Por otro lado, participar significa para el país ganancias importantes. En primer lugar, la de toda misión militar significativa en el marco de las Naciones Unidas, tanto en lo que representa en renovación de material y armamentos como en experiencia para oficialidad y tropa; no existen ejercicios, maniobras ni operativos que suplan en formación a la presencia efectiva sobre un terreno bélico, posbélico o potencialmente bélico. En segundo lugar, y el más relevante, la importancia que le daría al país su presencia codo a codo con potencias mundiales del calibre de Francia e Italia, y la posibilidad de ser la única fuerza extra europea significativa en la composición de la Fuerza Internacional. Esta importancia no es solamente para la alimentación del ego nacional, sino que se traduce en contactos más significativos y a mayor nivel con dos de los cuatro países de mayor peso en la Unión Europea, todos ellos miembros del G-8, a su vez países muy enraizados en la historia y la sociedad uruguayas.

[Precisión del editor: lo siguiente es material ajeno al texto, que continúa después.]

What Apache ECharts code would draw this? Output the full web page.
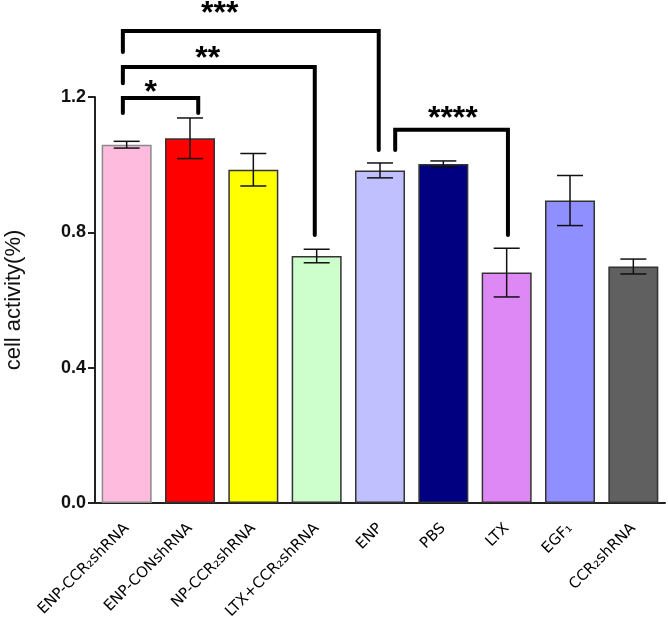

No es fácil la opción entre los potenciales costos y las potenciales ganancias. Pero en un momento que el país se encuentra en una encrucijada histórica en la búsqueda de su inserción en el mundo, la decisión de participar o no participar en el Líbano debió merecer una consideración más profunda, de todo el sistema político, de todos los formadores de opinión y de la sociedad en su conjunto. Da la impresión que se tomó muy a la ligera y en sordina una decisión de esta trascendencia.